Ислам привлекателен для некоторых мужчин и тем, что он позволяет им, на совершенно законном основании, иметь до четырех жен (при условии, что муж сможет содержать их и своих детей). Столь соблазнительная перспектива имеет и ряд теневых сторон. К примеру, чтобы содержать большую семью, мужчина должен неустанно трудиться, дабы заработать на пропитание всего семейства. Следует учесть, что жена по восточным правилам должна сидеть дома, занимаясь домашним хозяйством (к слову сказать, воспитание детей является на Востоке также преимущественно обязанностью мужчин). А это во все времена задача не из легких. И муж тут уж вынужден трудиться, как вол, чтобы свести хотя бы концы с концами.

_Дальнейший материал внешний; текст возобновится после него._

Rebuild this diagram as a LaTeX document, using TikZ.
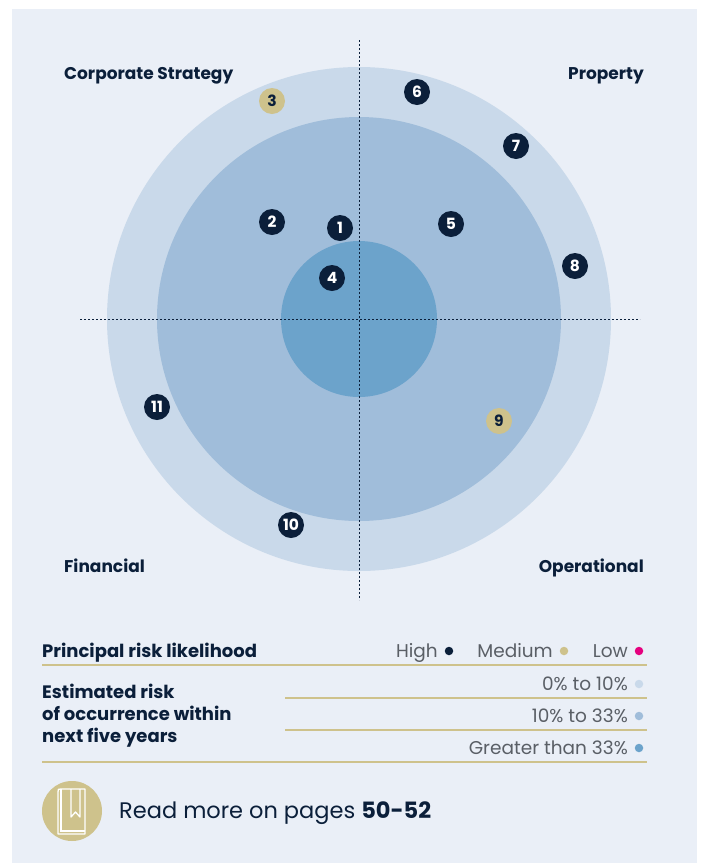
\documentclass[tikz,border=0pt]{standalone}
\usepackage{fontspec}
\setmainfont{Poppins}
\usetikzlibrary{calc}
\definecolor{panel}{HTML}{EAEFF7}
\definecolor{ringA}{HTML}{C9D9EA}
\definecolor{ringB}{HTML}{A0BDDA}
\definecolor{ringC}{HTML}{6CA3CB}
\definecolor{navy}{HTML}{0B1F3A}
\definecolor{gold}{HTML}{CEC28C}
\definecolor{pinkL}{HTML}{E5007E}
\definecolor{greyT}{HTML}{5A5F66}
\begin{document}
\begin{tikzpicture}[x=1pt,y=-1pt,
  high/.style={circle,fill=navy,text=white,minimum size=26pt,inner sep=0pt,font=\fontsize{15.5}{15.5}\selectfont\bfseries},
  med/.style={circle,fill=gold,text=navy,minimum size=26pt,inner sep=0pt,font=\fontsize{15.5}{15.5}\selectfont\bfseries},
  quad/.style={text=navy,font=\fontsize{17}{17}\selectfont\bfseries,inner sep=0pt},
  leg/.style={text=greyT,font=\fontsize{18.5}{18.5}\selectfont,inner sep=0pt,anchor=base east},
  legdot/.style={circle,minimum size=8.5pt,inner sep=0pt},
  goldrule/.style={draw=gold,line width=1.2pt},
  axis/.style={draw=navy,dash pattern=on 2pt off 2pt,line width=0.7pt}]
\useasboundingbox (0,0) rectangle (704,863);
\fill[white] (0,0) rectangle (704,863);
\fill[panel] (12,9) rectangle (697,863);
% rings
\coordinate (c) at (359,319);
\fill[ringA] (c) circle[radius=252];
\fill[ringB] (c) circle[radius=202];
\fill[ringC] (c) circle[radius=78];
% axes
\coordinate (vt) at (359,40);
\coordinate (vb) at (359,600);
\coordinate (hl) at (80,319);
\coordinate (hr) at (640,319);
\draw[axis] (vt) -- (vb);
\draw[axis] (hl) -- (hr);
% quadrant labels
\node[quad,anchor=base west] (cs) at (64,79) {Corporate Strategy};
\node[quad,anchor=base east] (pr) at (644,79) {Property};
\node[quad,anchor=base west] (fi) at (64,572) {Financial};
\node[quad,anchor=base east] (op) at (644,572) {Operational};
% risks
\node[high] (r1) at (340,228) {1};
\node[high] (r2) at (272,222) {2};
\node[med]  (r3) at (272,101) {3};
\node[high] (r4) at (332,278) {4};
\node[high] (r5) at (451,224) {5};
\node[high] (r6) at (417,92) {6};
\node[high] (r7) at (516,146) {7};
\node[high] (r8) at (575,266) {8};
\node[med]  (r9) at (499,421) {9};
\node[high] (r10) at (291,525) {10};
\node[high] (r11) at (157,407) {11};
% legend
\node[quad,anchor=base west,font=\fontsize{18}{18}\selectfont\bfseries] (plk) at (42,657.5) {Principal risk likelihood};
\node[legdot,fill=pinkL] (dlow) at (639,651) {};
\node[leg] (tlow) at (628,657.5) {Low};
\node[legdot,fill=gold] (dmed) at (564,651) {};
\node[leg] (tmed) at (553,657.5) {Medium};
\node[legdot,fill=navy] (dhigh) at (449,651) {};
\node[leg] (thigh) at (438,657.5) {High};
\coordinate (l1a) at (42,665); \coordinate (l1b) at (647,665);
\draw[goldrule] (l1a) -- (l1b);
\node[quad,anchor=base west,align=left,font=\fontsize{18}{22}\selectfont\bfseries] (est) at (42,742.5) {Estimated risk\\of occurrence within\\next five years};
\node[legdot,fill=ringA] (d1) at (639,684) {};
\node[leg] (t1) at (628,690.5) {0\% to 10\%};
\coordinate (l2a) at (285,698); \coordinate (l2b) at (647,698);
\draw[goldrule] (l2a) -- (l2b);
\node[legdot,fill=ringB] (d2) at (639,716) {};
\node[leg] (t2) at (628,722.5) {10\% to 33\%};
\coordinate (l3a) at (285,730); \coordinate (l3b) at (647,730);
\draw[goldrule] (l3a) -- (l3b);
\node[legdot,fill=ringC] (d3) at (639,748) {};
\node[leg] (t3) at (628,754.5) {Greater than 33\%};
\coordinate (l4a) at (42,762); \coordinate (l4b) at (647,762);
\draw[goldrule] (l4a) -- (l4b);
% book icon
\node[circle,fill=gold,minimum size=60pt,inner sep=0pt] (book) at (72,811) {};
\draw[white,line width=1.3pt,line join=round] (58,792) -- (58,834) -- (85,834) -- (85,789) -- (61,789) .. controls (58,789) .. (58,792);
\draw[white,line width=1.3pt] (61,789) -- (61,831) -- (85,831);
\draw[white,line width=1.3pt,line join=round] (71,789) -- (71,817) -- (75.5,812) -- (80,817) -- (80,789);
\node[anchor=base west,text=navy,inner sep=0pt,font=\fontsize{22.5}{22.5}\selectfont] (more) at (119,818) {Read more on pages \textbf{50-52}};
\end{tikzpicture}
\end{document}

Мужу следует помнить и о том, что жены, ко всему прочему, требуют ласки и внимания. Много жен – это и много головной боли. По правилам, если женатый мужчина женится на девственнице, он обязан провести с ней семь ночей подряд. Если же женится на женщине, уже побывавшей замужем, закон к нему более милосерден, так как ей принадлежит право испытывать мужа на прочность в течение только трех ночей подряд. Вдобавок каждая из жен имеет полное право требовать для себя не только отдельную комнату, но и отдельную квартиру или даже дом. Конечно, мужчина может, если уже нет сил тащить непосильную ношу, развестись с любой женой, трижды воскликнув: «Ты мне не жена!» Так же должна поступить жена, желающая оставить мужа. Но и тут налицо явное неравенство полов: она сама не имеет права сказать спасительных слов, но должна вынудить произнести их мужа. Через четыре месяца при свидетелях совершается развод (если мужчина и женщина за сей период ни разу не переспали). Мужу возвращают свадебный подарок, но муж, если он был инициатором развода, должен будет обеспечить достойное существование бывшей жене до ее смерти или до нового ее замужества. Конечно, брак в исламе это в первую очередь «праведный акт преданности и ответственности, услада для души и сердца, обязательство человека перед Аллахом». Но однако же, как очень верно замечено в известной песенке из кинофильма режиссера Гайдая «Кавказская пленница», совсем неплохо иметь три жены, но это только с одной стороны.
Миниатюра из рукописи
В сложной истории иранского народа, несмотря на присущие правителям огрехи, чувствуется это преклонение перед мудростью. Историки мысли, говоря о духовном родстве персов и русских, заметили: «Истоки почитания Мудрости как царствующей персоны, освященной свыше и причастной к самым сокровенным тайнам бытия, уходят дальше, на Восток. Верховное божество иранской мифологии Ахура-Мазда («Господствующая мудрость»), изображаемое в крылатом солнечном диске (напоминающем круги «славы» в древнерусской иконописи), имел 7 ангелообразных женственных божеств, среди которых выделяется Аша Вахишта – истина, покровительница огня. Возможно, отсюда проистекает традиция изображения Софии с огненным ликом и огненными крыльями в Новгородской иконографии. Становится ясным и то, почему Персидское государство в некоторых древнерусских источниках именуется «Софийским». Изображение женственной Премудрости занимает важное место в творчестве Николая Рериха, хорошо знавшего образы Востока». Персия ждет своего возлюбленного, друга и верного защитника… Сказано же неким поэтом: «В душе персидской все созвучно блаженной мудрости Руси – ее прекрасные стихи, каноны, фрески и грехи».